[Charts and diagrams as code]
--------------------------------

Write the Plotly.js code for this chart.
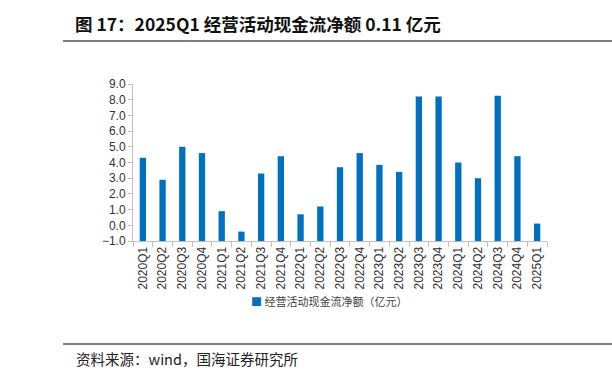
<!DOCTYPE html>
<html><head><meta charset="utf-8">
<script src="https://cdn.plot.ly/plotly-3.0.1.min.js"></script>
<style>html,body{margin:0;padding:0;background:#fff;}#c{width:612px;height:382px;}</style>
</head><body><div id="c"></div>
<script>
const categories = ['2020Q1','2020Q2','2020Q3','2020Q4','2021Q1','2021Q2','2021Q3','2021Q4','2022Q1','2022Q2','2022Q3','2022Q4','2023Q1','2023Q2','2023Q3','2023Q4','2024Q1','2024Q2','2024Q3','2024Q4','2025Q1'];
const cashFlow = [4.3, 2.9, 5.0, 4.6, 0.9, -0.4, 3.3, 4.4, 0.7, 1.2, 3.7, 4.6, 3.85, 3.4, 8.2, 8.2, 4.0, 3.0, 8.25, 4.4, 0.11];
const seriesName = '经营活动现金流净额（亿元）';
const titleText = '图 17：2025Q1 经营活动现金流净额 0.11 亿元';
const sourceText = '资料来源：wind，国海证券研究所';
const axisMin = -1, axisMax = 9;
const barColor = '#0070C0';

const W = 612, H = 382;
const L = 133, R = 547, T = 84, B = 241;
const pw = R - L, ph = B - T;
const px = x => (x - L) / pw;
const py = y => (B - y) / ph;

const trace = {
  type: 'bar',
  x: categories,
  base: axisMin,
  y: cashFlow.map(v => v - axisMin),
  name: seriesName,
  marker: {color: barColor},
  hoverinfo: 'skip',
  showlegend: false
};

const layout = {
  width: W, height: H,
  margin: {l: L, r: W - R, t: T, b: H - B, pad: 0},
  paper_bgcolor: '#fff', plot_bgcolor: '#fff',
  font: {family: 'Liberation Sans, Arial, Noto Sans CJK SC, sans-serif', color: '#404040', size: 12},
  bargap: 0.68,
  showlegend: false,
  title: {text: '<b>' + titleText + '</b>', xref: 'container', yref: 'container', x: 75 / W, xanchor: 'left',
    y: 1 - 25 / H, yanchor: 'middle', font: {size: 17.5, family: 'Noto Sans CJK SC, sans-serif', color: '#111'}},
  xaxis: {
    type: 'category', range: [-0.5, categories.length - 0.5],
    showline: true, linecolor: '#BFBFBF', linewidth: 1,
    ticks: 'outside', tickson: 'boundaries', ticklen: 5, tickcolor: '#BFBFBF',
    tickangle: -90, tickfont: {size: 12, color: '#333'}, showgrid: false, zeroline: false
  },
  yaxis: {
    range: [axisMin, axisMax], dtick: 1, tickformat: '.1f',
    showline: true, linecolor: '#BFBFBF', linewidth: 1,
    ticks: 'outside', ticklen: 4, tickcolor: '#BFBFBF',
    tickfont: {size: 12, color: '#333'}, showgrid: false, zeroline: false
  },
  shapes: [
    {type: 'line', xref: 'paper', yref: 'paper', x0: px(63), x1: px(612), y0: py(41), y1: py(41), line: {color: '#555', width: 1.5}},
    {type: 'line', xref: 'paper', yref: 'paper', x0: px(63), x1: px(612), y0: py(344), y1: py(344), line: {color: '#555', width: 1.5}}
  ],
  annotations: [
    {text: '<span style="color:' + barColor + '">■</span> ' + seriesName, xref: 'paper', yref: 'paper',
      x: px(249), y: py(301), xanchor: 'left', yanchor: 'middle',
      showarrow: false, font: {size: 11, family: 'Noto Sans CJK SC, sans-serif', color: '#404040'}},
    {text: sourceText, xref: 'paper', yref: 'paper', x: px(74), y: py(358), xanchor: 'left', yanchor: 'middle',
      showarrow: false, font: {size: 14.5, family: 'Noto Sans CJK SC, sans-serif', color: '#222'}}
  ]
};

Plotly.newPlot('c', [trace], layout, {displayModeBar: false, staticPlot: true});
</script></body></html>
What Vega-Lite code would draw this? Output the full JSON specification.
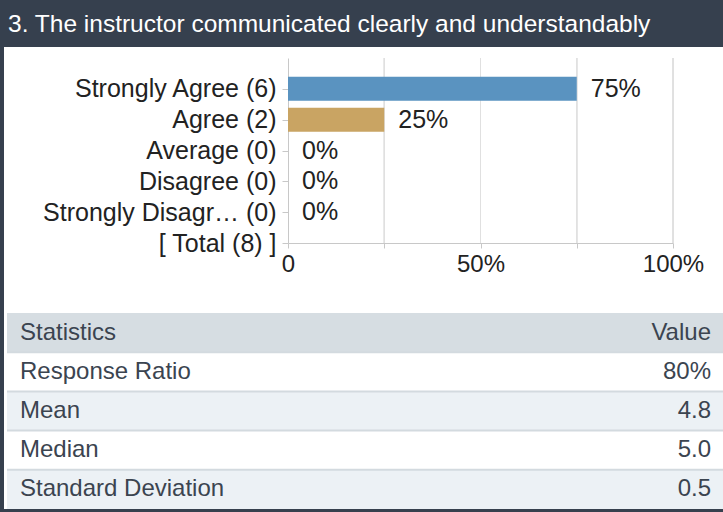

--------------------------------

*Short problem*: Give back all entries exactly. No pictures belong in the copy.

*Worked answer*:
Write the Plotly.js code for this chart.
<!DOCTYPE html>
<html><head><meta charset="utf-8">
<script src="https://cdn.plot.ly/plotly-3.0.1.min.js"></script>
<style>html,body{margin:0;padding:0;background:#fff;}#c{width:612px;height:382px;}</style>
</head><body><div id="c"></div>
<script>
const categories = ['2020Q1','2020Q2','2020Q3','2020Q4','2021Q1','2021Q2','2021Q3','2021Q4','2022Q1','2022Q2','2022Q3','2022Q4','2023Q1','2023Q2','2023Q3','2023Q4','2024Q1','2024Q2','2024Q3','2024Q4','2025Q1'];
const cashFlow = [4.3, 2.9, 5.0, 4.6, 0.9, -0.4, 3.3, 4.4, 0.7, 1.2, 3.7, 4.6, 3.85, 3.4, 8.2, 8.2, 4.0, 3.0, 8.25, 4.4, 0.11];
const seriesName = '经营活动现金流净额（亿元）';
const titleText = '图 17：2025Q1 经营活动现金流净额 0.11 亿元';
const sourceText = '资料来源：wind，国海证券研究所';
const axisMin = -1, axisMax = 9;
const barColor = '#0070C0';

const W = 612, H = 382;
const L = 133, R = 547, T = 84, B = 241;
const pw = R - L, ph = B - T;
const px = x => (x - L) / pw;
const py = y => (B - y) / ph;

const trace = {
  type: 'bar',
  x: categories,
  base: axisMin,
  y: cashFlow.map(v => v - axisMin),
  name: seriesName,
  marker: {color: barColor},
  hoverinfo: 'skip',
  showlegend: false
};

const layout = {
  width: W, height: H,
  margin: {l: L, r: W - R, t: T, b: H - B, pad: 0},
  paper_bgcolor: '#fff', plot_bgcolor: '#fff',
  font: {family: 'Liberation Sans, Arial, Noto Sans CJK SC, sans-serif', color: '#404040', size: 12},
  bargap: 0.68,
  showlegend: false,
  title: {text: '<b>' + titleText + '</b>', xref: 'container', yref: 'container', x: 75 / W, xanchor: 'left',
    y: 1 - 25 / H, yanchor: 'middle', font: {size: 17.5, family: 'Noto Sans CJK SC, sans-serif', color: '#111'}},
  xaxis: {
    type: 'category', range: [-0.5, categories.length - 0.5],
    showline: true, linecolor: '#BFBFBF', linewidth: 1,
    ticks: 'outside', tickson: 'boundaries', ticklen: 5, tickcolor: '#BFBFBF',
    tickangle: -90, tickfont: {size: 12, color: '#333'}, showgrid: false, zeroline: false
  },
  yaxis: {
    range: [axisMin, axisMax], dtick: 1, tickformat: '.1f',
    showline: true, linecolor: '#BFBFBF', linewidth: 1,
    ticks: 'outside', ticklen: 4, tickcolor: '#BFBFBF',
    tickfont: {size: 12, color: '#333'}, showgrid: false, zeroline: false
  },
  shapes: [
    {type: 'line', xref: 'paper', yref: 'paper', x0: px(63), x1: px(612), y0: py(41), y1: py(41), line: {color: '#555', width: 1.5}},
    {type: 'line', xref: 'paper', yref: 'paper', x0: px(63), x1: px(612), y0: py(344), y1: py(344), line: {color: '#555', width: 1.5}}
  ],
  annotations: [
    {text: '<span style="color:' + barColor + '">■</span> ' + seriesName, xref: 'paper', yref: 'paper',
      x: px(249), y: py(301), xanchor: 'left', yanchor: 'middle',
      showarrow: false, font: {size: 11, family: 'Noto Sans CJK SC, sans-serif', color: '#404040'}},
    {text: sourceText, xref: 'paper', yref: 'paper', x: px(74), y: py(358), xanchor: 'left', yanchor: 'middle',
      showarrow: false, font: {size: 14.5, family: 'Noto Sans CJK SC, sans-serif', color: '#222'}}
  ]
};

Plotly.newPlot('c', [trace], layout, {displayModeBar: false, staticPlot: true});
</script></body></html>
What Vega-Lite code would draw this? Output the full JSON specification.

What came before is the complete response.